Deaths escalate after Shabangu says ‘shoot to kill’

2011-05-07 19:15

Politics in policing is costing lives – not just the lives of criminals, but those of police officers and innocent South Africans.

Since the Dirty Harry speak started three years ago with then deputy minister of safety and security Susan Shabangu telling police officers to “shoot to kill”, followed by similar utterances from fellow politicians, the number of people killed by police has increased dramatically.

Police shootings have resulted in the deaths of 1 080 people between April 2008 and 2010, according to a study by the Centre for the Study of Violence and Reconciliation, based on statistics by police watchdog the Independent Complaints Directorate.

The recent killing of Andries Tatane and the shooting of Jeanette Odendaal by police have underscored warnings made by experts since Shabangu’s utterances that political rhetoric can lead to a “trigger-happy police force”.

Gareth Newham of the Institute for Security Studies says studies have shown that the least experienced and less trained police officers, such as constables, are more inclined to take political rhetoric seriously.

He says government is making the same mistakes over and over again by appointing political figures to head the police force instead of police officers.

“It happened under former president Thabo Mbeki when he appointed Jackie Selebi, and now under President Jacob Zuma when he appointed General Bheki Cele,” Newham says.

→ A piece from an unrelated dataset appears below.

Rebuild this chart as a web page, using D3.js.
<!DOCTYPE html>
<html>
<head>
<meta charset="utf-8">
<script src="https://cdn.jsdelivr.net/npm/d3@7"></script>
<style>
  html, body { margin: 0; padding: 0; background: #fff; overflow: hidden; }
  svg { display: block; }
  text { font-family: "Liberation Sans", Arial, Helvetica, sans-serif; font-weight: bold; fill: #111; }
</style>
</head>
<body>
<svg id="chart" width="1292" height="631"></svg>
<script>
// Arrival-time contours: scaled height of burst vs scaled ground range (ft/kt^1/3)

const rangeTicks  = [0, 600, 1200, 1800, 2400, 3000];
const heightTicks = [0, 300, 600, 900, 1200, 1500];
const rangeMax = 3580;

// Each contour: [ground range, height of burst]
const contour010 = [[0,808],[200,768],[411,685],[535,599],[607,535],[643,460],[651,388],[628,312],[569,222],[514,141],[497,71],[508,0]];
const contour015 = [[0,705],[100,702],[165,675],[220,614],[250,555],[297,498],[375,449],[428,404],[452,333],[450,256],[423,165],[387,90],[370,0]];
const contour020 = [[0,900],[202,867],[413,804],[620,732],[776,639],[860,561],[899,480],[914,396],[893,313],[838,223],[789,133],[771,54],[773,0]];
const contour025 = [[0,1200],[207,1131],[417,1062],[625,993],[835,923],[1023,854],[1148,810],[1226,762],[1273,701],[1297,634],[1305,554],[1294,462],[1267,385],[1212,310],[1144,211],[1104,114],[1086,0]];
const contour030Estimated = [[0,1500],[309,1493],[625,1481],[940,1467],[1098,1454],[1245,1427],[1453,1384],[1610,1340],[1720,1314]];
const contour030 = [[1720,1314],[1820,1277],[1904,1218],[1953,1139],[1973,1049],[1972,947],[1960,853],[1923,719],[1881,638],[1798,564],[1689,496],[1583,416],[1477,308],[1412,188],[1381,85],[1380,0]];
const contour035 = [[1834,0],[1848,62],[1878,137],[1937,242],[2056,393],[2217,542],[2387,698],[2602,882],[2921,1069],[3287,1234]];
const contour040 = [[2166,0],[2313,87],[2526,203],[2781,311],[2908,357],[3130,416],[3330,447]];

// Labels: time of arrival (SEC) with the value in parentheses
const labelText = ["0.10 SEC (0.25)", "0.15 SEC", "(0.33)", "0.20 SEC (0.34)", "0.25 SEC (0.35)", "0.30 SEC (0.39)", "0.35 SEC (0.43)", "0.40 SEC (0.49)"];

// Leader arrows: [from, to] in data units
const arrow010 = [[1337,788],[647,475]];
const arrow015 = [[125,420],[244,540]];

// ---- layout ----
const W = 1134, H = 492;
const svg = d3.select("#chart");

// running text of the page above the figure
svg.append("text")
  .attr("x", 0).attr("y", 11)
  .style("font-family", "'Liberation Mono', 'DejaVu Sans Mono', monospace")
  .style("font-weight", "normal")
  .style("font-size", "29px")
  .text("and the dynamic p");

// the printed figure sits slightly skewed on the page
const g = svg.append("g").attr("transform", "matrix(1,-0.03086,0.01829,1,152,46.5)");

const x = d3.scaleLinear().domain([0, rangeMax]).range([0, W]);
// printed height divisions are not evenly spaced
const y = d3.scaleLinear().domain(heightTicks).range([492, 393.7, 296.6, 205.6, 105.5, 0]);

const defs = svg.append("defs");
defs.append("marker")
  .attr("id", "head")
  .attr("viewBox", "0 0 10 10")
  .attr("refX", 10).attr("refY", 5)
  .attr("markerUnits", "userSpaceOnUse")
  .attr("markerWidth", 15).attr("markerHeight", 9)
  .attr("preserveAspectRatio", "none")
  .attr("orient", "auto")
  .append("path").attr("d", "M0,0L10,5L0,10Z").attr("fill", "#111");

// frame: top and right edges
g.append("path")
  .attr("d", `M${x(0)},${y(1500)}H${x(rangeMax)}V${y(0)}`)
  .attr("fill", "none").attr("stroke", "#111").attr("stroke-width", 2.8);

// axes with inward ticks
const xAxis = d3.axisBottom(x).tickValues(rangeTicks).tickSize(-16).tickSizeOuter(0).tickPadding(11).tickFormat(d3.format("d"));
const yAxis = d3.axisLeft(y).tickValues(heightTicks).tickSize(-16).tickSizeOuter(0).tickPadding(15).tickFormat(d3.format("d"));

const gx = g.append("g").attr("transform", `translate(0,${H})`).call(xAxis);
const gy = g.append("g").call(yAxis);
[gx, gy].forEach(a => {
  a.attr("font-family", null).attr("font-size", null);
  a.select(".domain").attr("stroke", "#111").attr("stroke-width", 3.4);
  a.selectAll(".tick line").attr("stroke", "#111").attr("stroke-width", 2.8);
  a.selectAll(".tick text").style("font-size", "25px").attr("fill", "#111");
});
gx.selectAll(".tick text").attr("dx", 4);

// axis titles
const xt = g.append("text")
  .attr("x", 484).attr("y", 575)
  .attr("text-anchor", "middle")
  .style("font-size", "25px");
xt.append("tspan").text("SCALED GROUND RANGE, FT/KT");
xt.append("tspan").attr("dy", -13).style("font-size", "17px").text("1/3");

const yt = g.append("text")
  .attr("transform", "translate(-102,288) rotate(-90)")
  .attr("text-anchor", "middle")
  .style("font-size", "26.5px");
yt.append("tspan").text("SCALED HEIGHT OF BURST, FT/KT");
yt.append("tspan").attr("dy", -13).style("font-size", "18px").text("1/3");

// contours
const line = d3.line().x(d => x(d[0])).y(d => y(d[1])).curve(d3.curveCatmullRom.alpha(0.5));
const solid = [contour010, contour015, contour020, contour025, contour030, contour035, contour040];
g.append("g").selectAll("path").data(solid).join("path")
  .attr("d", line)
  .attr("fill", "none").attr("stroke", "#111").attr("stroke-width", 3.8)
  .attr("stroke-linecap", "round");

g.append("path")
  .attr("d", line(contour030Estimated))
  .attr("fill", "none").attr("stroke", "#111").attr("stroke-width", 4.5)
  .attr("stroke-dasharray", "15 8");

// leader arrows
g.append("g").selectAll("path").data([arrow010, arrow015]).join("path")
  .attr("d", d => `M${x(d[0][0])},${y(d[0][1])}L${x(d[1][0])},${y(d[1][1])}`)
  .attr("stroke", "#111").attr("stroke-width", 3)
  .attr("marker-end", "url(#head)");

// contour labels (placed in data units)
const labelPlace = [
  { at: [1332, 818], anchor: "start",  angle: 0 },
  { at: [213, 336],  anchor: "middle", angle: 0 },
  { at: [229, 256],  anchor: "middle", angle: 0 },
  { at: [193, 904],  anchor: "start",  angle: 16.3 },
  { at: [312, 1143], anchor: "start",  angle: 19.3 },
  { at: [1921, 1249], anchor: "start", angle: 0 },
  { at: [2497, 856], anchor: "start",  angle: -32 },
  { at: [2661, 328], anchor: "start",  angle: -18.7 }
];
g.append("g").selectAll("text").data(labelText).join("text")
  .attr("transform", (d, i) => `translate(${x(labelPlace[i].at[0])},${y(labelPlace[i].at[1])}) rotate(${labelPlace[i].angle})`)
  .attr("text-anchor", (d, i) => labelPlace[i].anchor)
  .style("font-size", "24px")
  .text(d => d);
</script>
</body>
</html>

Instead of putting emphasis on “law and facts”, telling police officers the boring truth about how a police force should function effectively, Newham says police bosses have opted for the “sexy stuff” that plays into the hands of public opinion.

Cele has evolved as a shoot from the hip-speaking police boss, warning criminals and corrupt police officers with hard-hitting words about how the police will pounce on them.

“Politically, people like that. They respond to that.” But he says it does not solve the crime problem and only distracts police management from properly managing the police force.

One of the areas that needs serious management improvement is the police’s psychological service.

This was again emphasised in court this week with the appearance of Sergeant Manape Phineas, 38, accused of shooting Odendaal at close range in front of the Kempton Park police station last week.

The incident happened just a week after Phineas was discharged from a clinic where he was treated for alcohol abuse.

He was previously convicted of negligent use of a firearm, but only fined, and in January he received counselling for emotional stress.

Kerwin Lebone, a researcher at the South African Institute for Race Relations, says a study by the institute earlier this year shows South African cops are more regularly exposed to brutal and gratuitous violence compared with other countries.

“Police management need to improve counselling, as well as police training, the vetting process and how they take care of their officers,” says Lebone.